Key-Efficient Steganography

Steganographic protocols enable one to embed covert messages into inconspicuous data over a public communication channel in such a way that no one, aside from the sender and the intended receiver, can even detect the presence of the secret message. In this paper, we provide a new provably-secure, private-key steganographic encryption protocol secure in the framework of Hopper et al. [2]. We first present a "one-time stegosystem" that allows two parties to transmit messages of length at most that of the shared key with information-theoretic security guarantees; employing a pseudorandom generator (PRG) then permits secure transmission of longer messages in a striaghtforward manner. The advantage of our construction in comparison with previous work is key-length efficiency: in the information-theoretic setting our protocol embeds a n bit message using a shared secret key of length (1+o(1))n while achieving security $2^{-n/\log^{O(1)}n}$ : this gives a rate of key length over message length that converges to 1 as n→∞; the previous best result [5] achieved a constant rate >1 regardless of the security offered.
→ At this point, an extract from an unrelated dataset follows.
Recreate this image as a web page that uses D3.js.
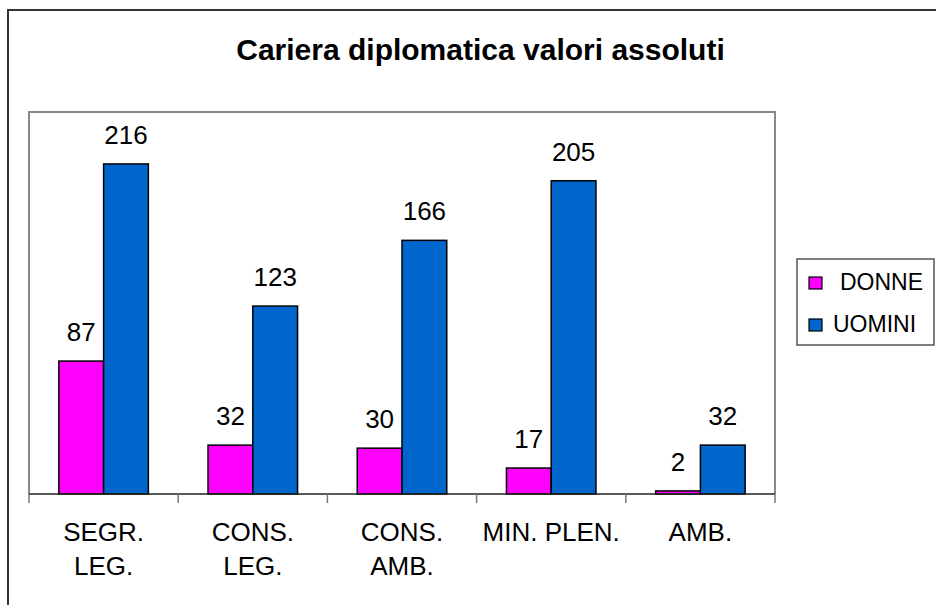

In this sense, our protocol is the first truly key-length efficient steganographic system. Furthermore, in our protocol, we can permit a portion of the shared secret key to be public while retaining precisely n private key bits. In this setting, by separating the public and the private randomness of the shared key, we achieve security of 2−n. Our result comes as an effect of a novel application of randomness extractors to stegosystem design.